### REQUEST
Retype exactly the lines from the first one through the line with "(0,0) rectangle (642,571);", including both ends; skip any pictures.

### STORED DATA

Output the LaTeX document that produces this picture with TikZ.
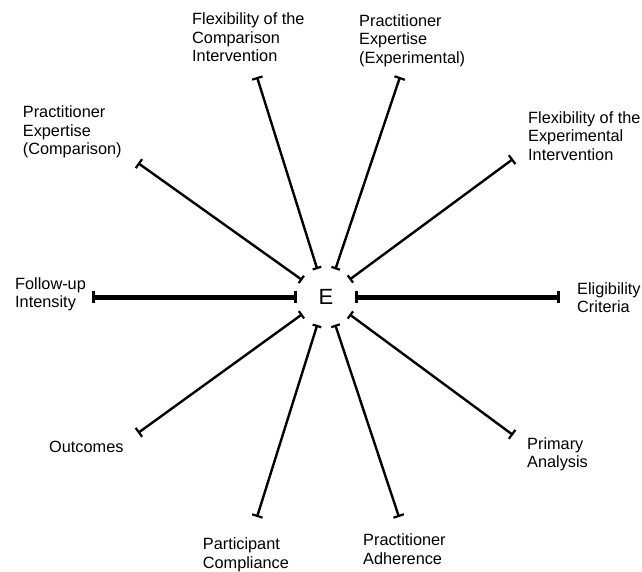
\documentclass[tikz,border=0pt]{standalone}
\usepackage{fontspec}
\setmainfont{Liberation Sans}
\usetikzlibrary{arrows.meta}

\tikzset{
  lbl/.style={anchor=base west, align=left, inner sep=0pt, font=\fontsize{16.3}{18.5}\selectfont},
  spoke/.style={line width=2.4pt, {Bar[width=11pt,line width=2.2pt]}-{Bar[width=9pt,line width=2.2pt]}},
  heavyspoke/.style={line width=5pt, {Bar[width=12pt,line width=2.8pt]}-{Bar[width=12pt,line width=2.8pt]}},
}

\begin{document}
\begin{tikzpicture}[x=1pt, y=-1pt]
	  \useasboundingbox (0,0) rectangle (642,571);

	  \node [ circle, minimum size=58pt, inner sep=0pt, font=\fontsize{22}{22}\selectfont ] (e) at (326,297) {E};

	  % labels, placed at the baseline of their last line
	  \node [ lbl ] (flexcomp) at (192,61.5) {Flexibility of the\\Comparison\\Intervention};
	  \node [ lbl ] (expexp) at (359,63) {Practitioner\\Expertise\\(Experimental)};
	  \node [ lbl ] (flexexp) at (528,160) {Flexibility of the\\Experimental\\Intervention};
	  \node [ lbl ] (expcomp) at (22.7,154.7) {Practitioner\\Expertise\\(Comparison)};
	  \node [ lbl ] (elig) at (577,312.5) {Eligibility\\Criteria};
	  \node [ lbl ] (follow) at (15,307.5) {Follow-up\\Intensity};
	  \node [ lbl ] (analysis) at (527,467.5) {Primary\\Analysis};
	  \node [ lbl ] (outc) at (49,452) {Outcomes};
	  \node [ lbl ] (compl) at (202.7,568) {Participant\\Compliance};
	  \node [ lbl ] (adher) at (363,564) {Practitioner\\Adherence};

	  \coordinate (flexcompEnd) at (257,77);
	  \coordinate (expexpEnd) at (400,77);
	  \coordinate (flexexpEnd) at (513,159);
	  \coordinate (expcompEnd) at (138,163);
	  \coordinate (eligEnd) at (560,297);
	  \coordinate (followEnd) at (92,297);
	  \coordinate (analysisEnd) at (513,435);
	  \coordinate (outcEnd) at (138,433);
	  \coordinate (complEnd) at (257,517);
	  \coordinate (adherEnd) at (399,517);

	  \draw [ spoke ] (flexcompEnd) -- (e);
	  \draw [ spoke ] (expexpEnd) -- (e);
	  \draw [ spoke ] (flexexpEnd) -- (e);
	  \draw [ spoke ] (expcompEnd) -- (e);
	  \draw [ spoke ] (analysisEnd) -- (e);
	  \draw [ spoke ] (outcEnd) -- (e);
	  \draw [ spoke ] (complEnd) -- (e);
	  \draw [ spoke ] (adherEnd) -- (e);

	  \draw [ heavyspoke ] (eligEnd) -- (e);
	  \draw [ heavyspoke ] (followEnd) -- (e);
	\end{tikzpicture}
\end{document}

### THE RESPONSE
Output the LaTeX document that produces this picture with TikZ.
\documentclass[tikz,border=0pt]{standalone}
\usepackage{fontspec}
\setmainfont{Liberation Sans}
\usetikzlibrary{arrows.meta}

\tikzset{
  lbl/.style={anchor=base west, align=left, inner sep=0pt, font=\fontsize{16.3}{18.5}\selectfont},
  spoke/.style={line width=2.4pt, {Bar[width=11pt,line width=2.2pt]}-{Bar[width=9pt,line width=2.2pt]}},
  heavyspoke/.style={line width=5pt, {Bar[width=12pt,line width=2.8pt]}-{Bar[width=12pt,line width=2.8pt]}},
}

\begin{document}
\begin{tikzpicture}[x=1pt, y=-1pt]
	  \useasboundingbox (0,0) rectangle (642,571);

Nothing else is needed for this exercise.